Blanca Gamez didn’t know about her undocumented status until later in life.

“My sister was born two years after me, and she is a U.S. citizen,” she says. “I knew something was different. She would vacation back to Mexico, but I was never allowed to go.”

Gamez’s understanding of the situation grew when she took driver’s education in school but was told by her parents she couldn’t get her license.

During high school, she developed close friendships with other undocumented students. As graduation approached, they discussed how they’d get into college despite their status.

“We knew other people had done it,” Gamez says. “But we didn’t know how.”

Gamez was determined to pursue higher education.

“My parents were always pushing education,” she says. “My dad was the type that when he first got here, he starting taking English classes at (the College of Southern Nevada) to learn. He knew education would change our lives.”

Gamez applied to UNLV and revealed her status to her admissions counselor.

“He told me it wasn’t a problem,” she says.

She was admitted and started studying political science at UNLV in 2008.

Gamez’s parents saved what they could for their daughter’s education. They knew she wouldn’t have many opportunities for grants and scholarships as an undocumented student.

“But it was still hard,” she says. “There were a few times they asked me to go part time because they couldn’t afford full time.”

While in college, she pushed for immigration reform, using her story — alongside other DREAMers — to inspire change.

She interned and worked for political organizations such as the Nevada Democratic Party. When Gamez graduated from UNLV in 2012, she faced another setback — she was offered jobs she couldn’t take because of her undocumented status.

But Gamez didn’t give up. She went back to school to finish an English degree.

“But a lot happened between now and then,” she says.

One night in June 2012, Gamez turned off her cellphone as usual when she went to sleep. But the house phone awakened her.

A friend was calling to tell her she needed to get to Progressive Leadership Alliance of Nevada’s office. President Obama was about to make an announcement that would change her life.

“I turned on my phone and saw how many voice mails, texts and Facebook messages I had from people trying to get in touch with me,” she says.

Gamez tied her hair in a ponytail and reached the office just after the announcement.

Obama proposed setting up Deferred Action for Childhood Arrivals, which allowed temporary relief for people younger than 30 who arrived in this country before they were 18. DACA would let DREAMers get work permits and be exempt from deportation.

People could start applying for the program Aug. 15, 2012.

Gamez volunteered as a case worker with Hermandad Mexicana Transnacion, helping hundreds of applicants fill out their DACA paperwork.

“I arrived at 7 a.m. the first day,” she says. “There was a line around the corner.”

More than 500 people cycled through the office over the next month trying to get their paperwork together to apply. Gamez worked tirelessly to help others and didn’t finish her own work until late September.

“So when everyone kept getting their letters saying they qualified, I was still waiting,” she says.
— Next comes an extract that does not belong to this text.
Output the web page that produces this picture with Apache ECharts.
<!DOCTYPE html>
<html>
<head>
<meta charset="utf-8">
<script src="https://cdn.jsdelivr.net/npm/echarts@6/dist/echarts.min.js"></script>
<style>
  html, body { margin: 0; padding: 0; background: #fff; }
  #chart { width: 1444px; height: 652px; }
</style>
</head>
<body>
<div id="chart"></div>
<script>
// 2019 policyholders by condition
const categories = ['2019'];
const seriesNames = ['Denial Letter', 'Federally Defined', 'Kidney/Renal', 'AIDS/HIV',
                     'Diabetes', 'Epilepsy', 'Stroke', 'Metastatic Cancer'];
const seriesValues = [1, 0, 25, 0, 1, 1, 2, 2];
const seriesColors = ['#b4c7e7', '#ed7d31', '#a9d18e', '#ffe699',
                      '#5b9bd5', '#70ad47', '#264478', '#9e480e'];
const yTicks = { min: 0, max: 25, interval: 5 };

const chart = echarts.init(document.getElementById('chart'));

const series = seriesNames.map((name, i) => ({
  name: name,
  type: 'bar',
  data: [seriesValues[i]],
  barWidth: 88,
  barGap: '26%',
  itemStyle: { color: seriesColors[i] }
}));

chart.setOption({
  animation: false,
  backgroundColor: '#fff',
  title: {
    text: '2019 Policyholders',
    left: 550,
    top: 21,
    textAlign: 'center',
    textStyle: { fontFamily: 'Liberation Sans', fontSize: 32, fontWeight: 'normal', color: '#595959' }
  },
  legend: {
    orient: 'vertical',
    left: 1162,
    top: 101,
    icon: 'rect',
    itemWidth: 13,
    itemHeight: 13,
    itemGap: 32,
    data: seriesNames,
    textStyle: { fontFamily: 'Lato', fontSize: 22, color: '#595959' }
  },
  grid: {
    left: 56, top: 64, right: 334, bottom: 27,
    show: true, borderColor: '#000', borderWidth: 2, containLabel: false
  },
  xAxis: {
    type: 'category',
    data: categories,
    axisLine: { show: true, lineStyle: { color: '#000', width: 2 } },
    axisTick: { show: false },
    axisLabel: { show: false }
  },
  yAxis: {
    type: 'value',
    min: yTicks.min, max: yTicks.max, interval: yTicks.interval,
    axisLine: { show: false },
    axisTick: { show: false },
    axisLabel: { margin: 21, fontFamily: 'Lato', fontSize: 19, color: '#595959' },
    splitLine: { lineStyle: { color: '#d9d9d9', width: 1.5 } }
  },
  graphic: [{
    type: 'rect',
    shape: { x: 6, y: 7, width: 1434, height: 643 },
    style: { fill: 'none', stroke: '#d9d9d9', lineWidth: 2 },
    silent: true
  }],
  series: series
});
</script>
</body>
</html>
After she qualified, she was able to obtain a driver’s license and start taking job offers.

In 2014, she graduated with her second degree and was in line to work at Battle Born Nevada, a communications nonprofit formerly known as Progress Now Nevada.

But this was just the beginning of her journey.
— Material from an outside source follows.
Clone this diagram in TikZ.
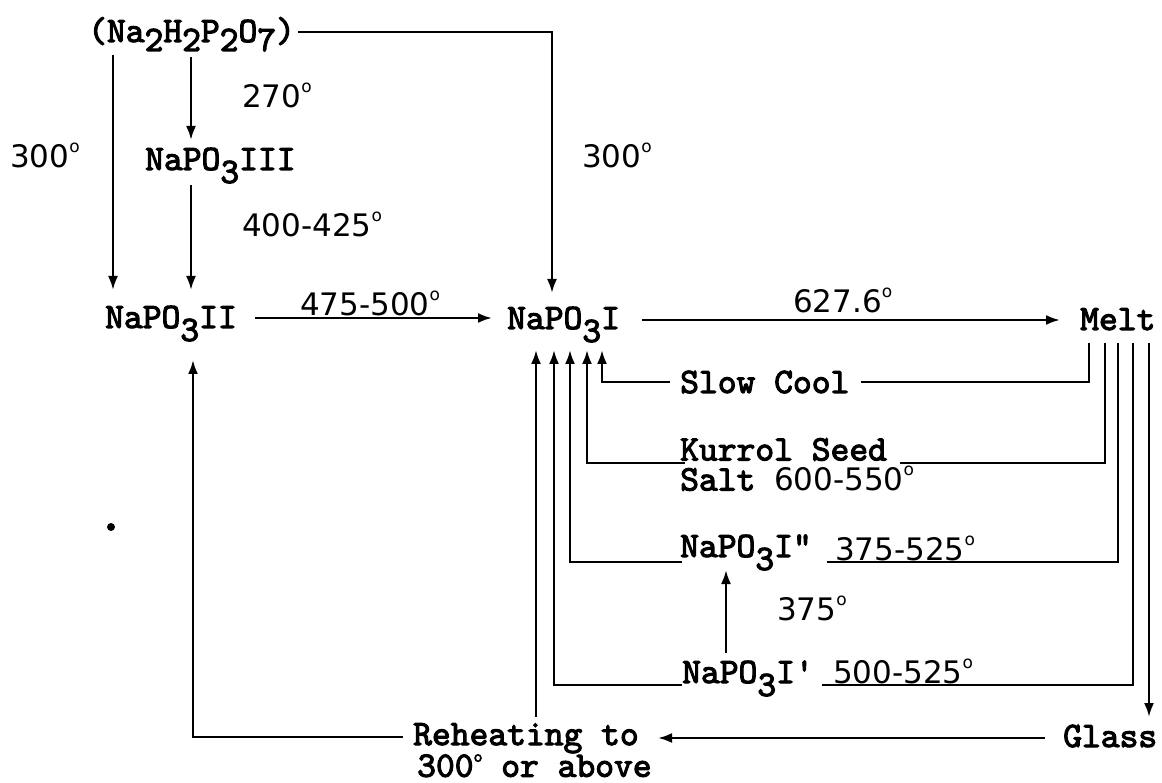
\documentclass[tikz,border=0pt]{standalone}
\usepackage{fontspec}
\newfontfamily\hwfam{DejaVu Sans}
\newfontfamily\twfam{lmmono10-regular.otf}[FakeBold=3]
\usetikzlibrary{arrows.meta}
\newcommand\twf{\twfam\fontsize{35.8}{30}\selectfont}
\newcommand\hwf{\hwfam\mdseries\fontsize{31}{30}\selectfont}
\newcommand\sba[1]{\raisebox{-9pt}{#1}}
\newcommand\sbb[1]{\raisebox{-13pt}{#1}}
\newcommand\dg{\raisebox{15pt}{\fontsize{17}{17}\selectfont o}}
\tikzset{
  tw/.style={inner sep=0pt, anchor=base west, font=\twf\bfseries},
  hw/.style={inner sep=0pt, anchor=base west, font=\hwf},
  line/.style={line width=2.4pt},
  arr/.style={line, -{Latex[length=14pt,width=10pt]}}
}
\begin{document}
\begin{tikzpicture}[x=1pt,y=-1pt]
\useasboundingbox (0,0) rectangle (1162,783);
% ---- text nodes ----
\node[tw] (na2) at (88,42) {(Na\sba{2}H\sba{2}P\sba{2}O\sba{7})};
\node[tw] (n3) at (145,170) {NaPO\sbb{3}III};
\node[tw] (n2) at (105,328) {NaPO\sbb{3}II};
\node[tw] (n1) at (507,329) {NaPO\sbb{3}I};
\node[tw] (melt) at (1080,330) {Melt};
\node[tw] (slow) at (680,393) {Slow Cool};
\node[tw, align=left, anchor=north west] (kur) at (680,438) {Kurrol Seed\\Salt {\hwf 600-550\dg}};
\node[tw] (n1pp) at (680,557) {NaPO\sbb{3}I"};
\node[hw] (t375525) at (835,560) {375-525\dg};
\node[hw] (t375) at (777,620) {375\dg};
\node[tw] (n1p) at (682,683) {NaPO\sbb{3}I'};
\node[hw] (t500525) at (833,683) {500-525\dg};
\node[tw, align=left, anchor=north west] (reh) at (413,723) {Reheating to\\\hspace{4pt}300\dg{} or above};
\node[tw] (glass) at (1063,747) {Glass};
\node[hw] (t270) at (242,108) {270\dg};
\node[hw] (t300a) at (10,168) {300\dg};
\node[hw] (t300b) at (582,168) {300\dg};
\node[hw] (t400) at (242,237) {400-425\dg};
\node[hw] (t475) at (300,316) {475-500\dg};
\node[hw] (t627) at (793,313) {627.6\dg};
\fill (111,527) circle (4);
% ---- connector points ----
\coordinate (naE) at (298,32);
\coordinate (cTR) at (552,32);
\coordinate (n1T) at (552,293);
\coordinate (naL) at (113,55);
\coordinate (n2TL) at (113,290);
\coordinate (naM) at (191,57);
\coordinate (n3T) at (191,140);
\coordinate (n3B) at (191,185);
\coordinate (n2TM) at (191,290);
\coordinate (n2E) at (255,318);
\coordinate (n1W) at (492,318);
\coordinate (n1E) at (642,320);
\coordinate (meltW) at (1060,320);
% melt outlets
\coordinate (m1) at (1089,343);
\coordinate (m2) at (1105,343);
\coordinate (m3) at (1118,343);
\coordinate (m4) at (1133,343);
\coordinate (m5) at (1149,343);
% NaPO3I inlets
\coordinate (i1) at (536,350);
\coordinate (i2) at (554,350);
\coordinate (i3) at (570,350);
\coordinate (i4) at (587,350);
\coordinate (i5) at (602,350);
% slow cool
\coordinate (sR) at (861,382);
\coordinate (sL) at (670,382);
% kurrol
\coordinate (kR) at (900,463);
\coordinate (kL) at (685,463);
% NaPO3I''
\coordinate (ppR) at (827,562);
\coordinate (ppL) at (682,562);
% NaPO3I'
\coordinate (pR) at (822,685);
\coordinate (pL) at (682,685);
\coordinate (pT) at (726,653);
\coordinate (ppB) at (726,570);
% glass / reheating
\coordinate (glT) at (1149,717);
\coordinate (glW) at (1045,738);
\coordinate (rehE) at (658,738);
\coordinate (rehT) at (536,717);
\coordinate (rehW) at (403,737);
\coordinate (rehC) at (193,737);
\coordinate (n2B) at (193,360);
% ---- connectors ----
\draw[arr] (naE) -- (cTR) -- (n1T);
\draw[arr] (naL) -- (n2TL);
\draw[arr] (naM) -- (n3T);
\draw[arr] (n3B) -- (n2TM);
\draw[arr] (n2E) -- (n1W);
\draw[arr] (n1E) -- (meltW);
\draw[line] (m1) -- (m1 |- sR) -- (sR);
\draw[arr] (sL) -- (sL -| i5) -- (i5);
\draw[line] (m2) -- (m2 |- kR) -- (kR);
\draw[arr] (kL) -- (kL -| i4) -- (i4);
\draw[line] (m3) -- (m3 |- ppR) -- (ppR);
\draw[arr] (ppL) -- (ppL -| i3) -- (i3);
\draw[line] (m4) -- (m4 |- pR) -- (pR);
\draw[arr] (pL) -- (pL -| i2) -- (i2);
\draw[arr] (pT) -- (ppB);
\draw[arr] (m5) -- (glT);
\draw[arr] (glW) -- (rehE);
\draw[arr] (rehT) -- (i1);
\draw[arr] (rehW) -- (rehC) -- (n2B);
\end{tikzpicture}
\end{document}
Gamez’s passion for reform, and her presence in the movement for change, continue to increase. And people noticed more and more stories of DREAMers in Nevada.

Then one day, Gamez received a call from Washington, D.C., asking her if she could travel there to meet with White House staff to discuss immigration reform.

“I almost didn’t go,” she says.

For a week, she strained to get details. Then, on a Tuesday, the day before her meeting, she was told to board a plane.

“They said I would be meeting with the president,” she says. “They said they had been trying to work out the details for the last week.”

During the flight, Gamez prepared what she would say to the president. Her parents were amazed.

“I couldn’t believe it,” Amelia Gamez says. “The journey and struggles were worth it all. And as a mother, I am always proud of my daughters. But, I was very proud of her.”

Gamez was one of six to arrive to meet with the president. They were told they’d have 30 minutes to share their ideas about immigration reform. Obama extended the meeting to an hour.

Battling nerves, Gamez shared her story and described her time volunteering to help other DACA recipients.

“I just thanked him for changing our lives,” she says. “I told him because of (deferred action) people were going back to school and starting businesses.”

She says she’ll never forget being able to give the president suggestions about reform or how Obama encouraged her to go to law school — a dream of hers — sooner than later.

“He looked at his watch and said, ‘Time’s running out,’ ” she says.

Before wrapping up and taking a photo with the president, Gamez asked him one odd favor.

“I knew the history of his desk, so I asked if I could touch it,” she says, referring to the Resolute desk, which gets its name from an abandoned British ship named the Resolute — three desks were made from the wood of the ship, one of which was given to President Rutherford B. Hayes and used by multiple U.S. presidents.

Gamez continues to fight for change. On May 5, she discussed the immigration system with presidential candidate Hillary Clinton during Clinton’s visit here.

Immigration reform is vital to Gamez’s mixed-status family. Her sister is a U.S. citizen. Her father is a permanent resident — her sister applied on his behalf. Gamez is a recipient of DACA. But her mother is still undocumented.

“She was going to have relief through DAPA,” she says referring to Deferred Action for Parental Accountability, another proposal by the president to help the parents of DREAMers but was blocked. “But now, she is in limbo.”

But her parents believe Gamez can make a difference. She already has.

“I wouldn’t call myself an activist,” Gamez says. “That’s a great title to have but that’s not me. I’m just an individual who wanted to change something so I’m changing it.”